Similarly, there was a tradition of eating three-cornered dumplings called kreplach, and those three corners were thought of as the three categories of the Jews.
All these traditions, customs, and practices unanimously reflected the joy, thankfulness, and excitement of the Jews and contributed to creating a joyful environment in the community on the whole.
But how many of these rituals are still followed? Let’s find it out in the next section of this article.
Preserving the traditions of Shavuot
The home customs, rituals, or practices observed on Shavuot have been passed from one generation to another ever since this festival was first celebrated in Jewish history. For instance, decorating your place with light or flowers is still in practice. However, these have no mention in Jewish law.
Kashrut or the dietary laws were identified, and thus, people avoid having meat on the first day of Shavuot and opt for dairy products instead. In place of the ancient custom of serving two bread loaves in the temple, two special challot are baked with a ladder-like pattern on them. The ladder symbolizes the mount of Sinai, where the Torah was received.
There are no such laws or religious commandments that contribute to preserving these customs for future generations. However, Torah stresses resting on this spiritual day. It further urges to have tasteful feasts and to offer religious prayers. The believers abstain from any sort of work and follow the commandments while celebrating the significant festival on the 6th and 7th of Sivan.
Facts About Shavuot
The facts about Shavuot are as interesting as the festival itself. From the logical background of commandments to the customs and practices, everything makes Shavuot an event to remember.

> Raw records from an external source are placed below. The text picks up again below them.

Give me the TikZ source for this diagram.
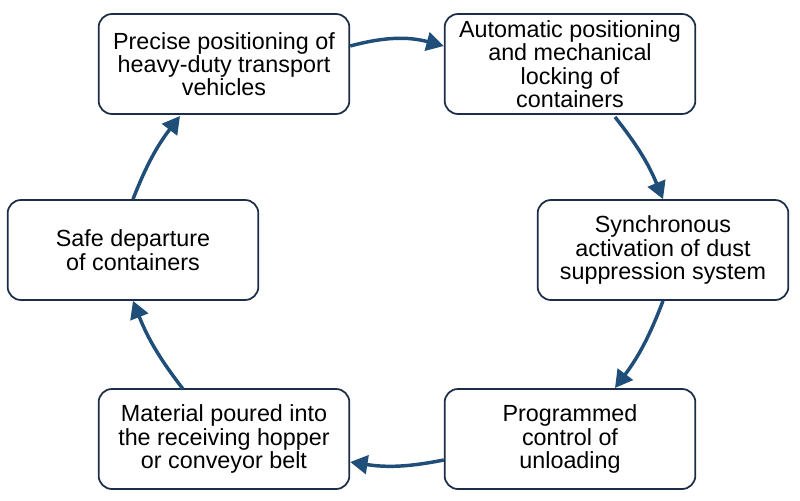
\documentclass[tikz,border=0pt]{standalone}
\usepackage{fontspec}
\setmainfont{Liberation Sans}
\usetikzlibrary{arrows.meta}
\definecolor{arr}{RGB}{31,78,121}
\definecolor{bord}{RGB}{28,45,72}
\begin{document}
\begin{tikzpicture}[x=0.75pt,y=-0.75pt,
  box/.style={draw=bord, line width=1.3pt, rounded corners=10pt, fill=white, align=center,
    minimum width=188pt, minimum height=75pt, font=\fontsize{17.5}{17.5}\selectfont, inner sep=1pt},
  flow/.style={draw=arr, line width=2.6pt, -{Triangle[length=13pt,width=14pt]}}]
\useasboundingbox (0,0) rectangle (800,500);
\node[box] (a) at (224,64) {Precise positioning of\\heavy-duty transport\\vehicles};
\node[box] (b) at (570,64) {Automatic positioning\\and mechanical\\locking of\\containers};
\node[box] (c) at (663,250) {Synchronous\\activation of dust\\suppression system};
\node[box] (d) at (570,439) {Programmed\\control of\\unloading};
\node[box] (e) at (224,439) {Material poured into\\the receiving hopper\\or conveyor belt};
\node[box] (f) at (133,250) {Safe departure\\of containers};
\draw[flow] (a.east|-0,46) to[bend left=15] (b.west|-0,46);
\draw[flow] (615,117) to[bend left=8] (c.north);
\draw[flow] (c.south) to[bend left=8] (615,388);
\draw[flow] (d.west|-0,460) to[bend left=10] (e.east|-0,462);
\draw[flow] (183,389) to[bend left=8] (f.south);
\draw[flow] (f.north) to[bend left=8] (180,116);
\end{tikzpicture}
\end{document}
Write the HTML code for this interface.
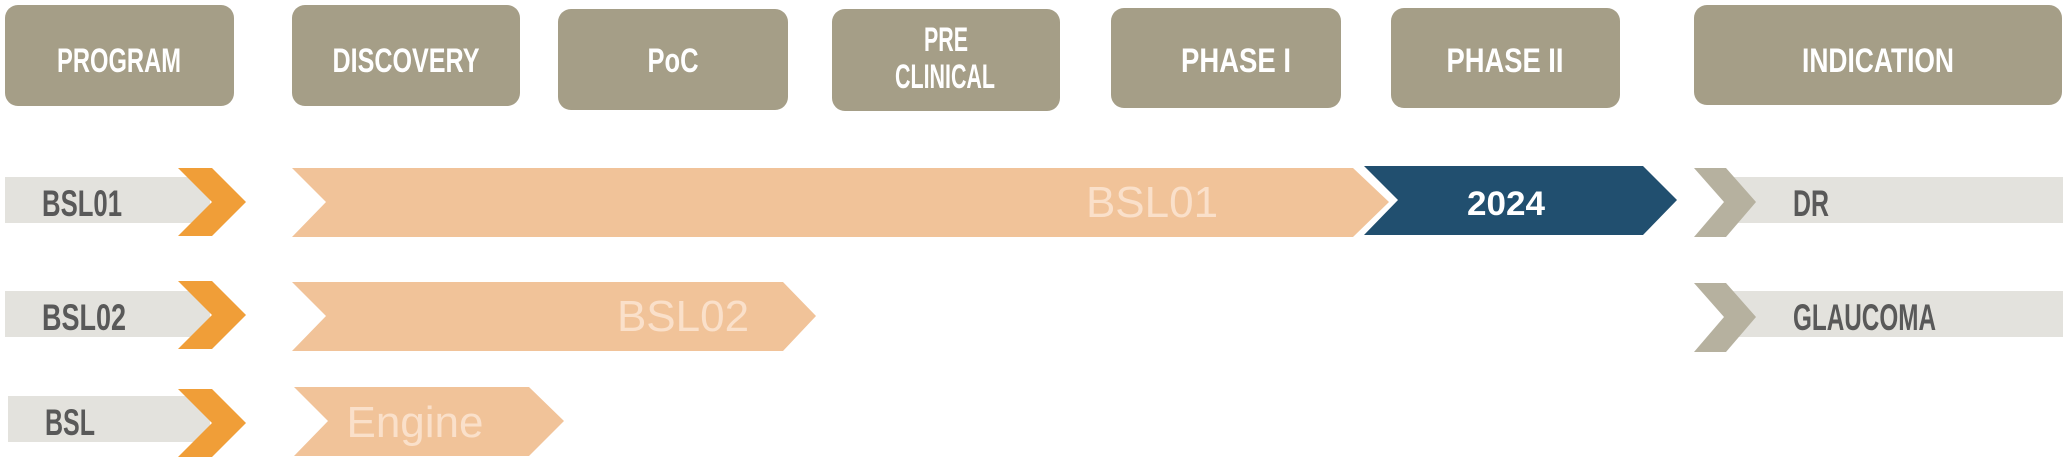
<!DOCTYPE html>
<html><head><meta charset="utf-8"><style>
html,body{margin:0;padding:0;background:#fff;}
svg{display:block;}
.h{font-family:"Liberation Sans Narrow","Liberation Sans",sans-serif;font-weight:bold;fill:#fff;font-size:34px;text-anchor:middle;}
.l{font-family:"Liberation Sans Narrow","Liberation Sans",sans-serif;font-weight:bold;fill:#595959;font-size:37px;}
.s{font-family:"Liberation Sans",sans-serif;fill:#fae0ca;font-size:44px;text-anchor:middle;}
</style></head><body>
<svg width="2070" height="462" viewBox="0 0 2070 462" xmlns="http://www.w3.org/2000/svg">
<g fill="#a59e87">
<rect x="5" y="5" width="229" height="101" rx="13"/>
<rect x="292" y="5" width="228" height="101" rx="13"/>
<rect x="558" y="9" width="230" height="101" rx="13"/>
<rect x="832" y="9" width="228" height="102" rx="13"/>
<rect x="1111" y="8" width="230" height="100" rx="13"/>
<rect x="1391" y="8" width="229" height="100" rx="13"/>
<rect x="1694" y="5" width="368" height="100" rx="13"/>
</g>
<text class="h" x="119" y="72" textLength="124" lengthAdjust="spacingAndGlyphs">PROGRAM</text>
<text class="h" x="406" y="72" textLength="147" lengthAdjust="spacingAndGlyphs">DISCOVERY</text>
<text class="h" x="673" y="72" textLength="51" lengthAdjust="spacingAndGlyphs">PoC</text>
<text class="h" x="946" y="51" font-size="28" textLength="44" lengthAdjust="spacingAndGlyphs">PRE</text>
<text class="h" x="945" y="88" font-size="28" textLength="100" lengthAdjust="spacingAndGlyphs">CLINICAL</text>
<text class="h" x="1236" y="72" textLength="110" lengthAdjust="spacingAndGlyphs">PHASE I</text>
<text class="h" x="1505" y="72" textLength="117" lengthAdjust="spacingAndGlyphs">PHASE II</text>
<text class="h" x="1878" y="72" textLength="152" lengthAdjust="spacingAndGlyphs">INDICATION</text>

<g fill="#e3e2dd">
<rect x="5" y="177" width="205" height="46"/>
<rect x="5" y="291" width="205" height="46"/>
<rect x="8" y="396" width="202" height="46"/>
<rect x="1725" y="177" width="338" height="46"/>
<rect x="1725" y="291" width="338" height="46"/>
</g>
<g fill="#f09e38">
<polygon points="178,168 212,168 246,202 212,236 178,236 212,202"/>
<polygon points="178,281 212,281 246,315 212,349 178,349 212,315"/>
<polygon points="178,389 212,389 246,423 212,457 178,457 212,423"/>
</g>
<g fill="#b6b19f">
<polygon points="1694,168 1726,168 1756,202 1726,237 1694,237 1724,202"/>
<polygon points="1694,283 1726,283 1756,317 1726,352 1694,352 1724,317"/>
</g>
<g fill="#f1c399">
<polygon points="292,168 1353,168 1389,202 1353,237 292,237 326,202"/>
<polygon points="292,282 783,282 816,316 783,351 292,351 326,316"/>
<polygon points="294,387 529,387 564,421 529,456 294,456 328,421"/>
</g>
<polygon fill="#214f6f" points="1364,166 1643,166 1677,200 1643,235 1364,235 1398,200"/>
<text class="l" x="42" y="216" textLength="80" lengthAdjust="spacingAndGlyphs">BSL01</text>
<text class="l" x="42" y="330" textLength="84" lengthAdjust="spacingAndGlyphs">BSL02</text>
<text class="l" x="45" y="435" textLength="50" lengthAdjust="spacingAndGlyphs">BSL</text>
<text class="l" x="1793" y="216" textLength="36" lengthAdjust="spacingAndGlyphs">DR</text>
<text class="l" x="1793" y="330" textLength="143" lengthAdjust="spacingAndGlyphs">GLAUCOMA</text>
<text class="h" x="1506" y="215" font-size="44" textLength="78" lengthAdjust="spacingAndGlyphs">2024</text>
<text class="s" x="1152" y="217">BSL01</text>
<text class="s" x="683" y="331">BSL02</text>
<text class="s" x="415" y="437">Engine</text>
</svg>
</body></html>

So, let’s share with you some of the most amazing facts that you might not know.
- Shavuot is observed in a season when dairy is plentiful.
- It is one of the three pilgrimage festivals mentioned in the religious calendar of the Jews.
- Dairy products symbolize that since Jews were blessed with Torah on this day, they became pure and innocent like a child whose only food is milk.
- The Greek name for Shavuot was Pentecost – the fiftieth day.
- Houses are decorated with flowers to commemorate the time when Mount Sinai blossomed with fragrant flowers and plants to mark the giving of the Torah.
- In some parts of the world, the believers of Judaism feast pan de siete cielos (bread of the seven heavens) – a sweet seven-layered bread.
- The Torah was given to Jews on the Mount of Sinai some 3,300 years ago.
- Jews stay up all night long on the first day of Shavuot to make up for their ancestor’s mistake of sleeping on that valuable day of blessings.
- Jewish people view Shavuot as a spiritual event marking the “marriage between God and Israelites.”
- Each day of the seven weeks between the Passover and Shavuot is referred to as Omer.
I am sure, by now, most of you have found answers to most of the questions that used to strike your mind. At the same time, those of you who have not heard about this celebration might have been intrigued to observe this festivity this year.
Gear up to prepare scrumptious dairy desserts, bring in tons of fragrant flowers, and get together to enjoy this historic day.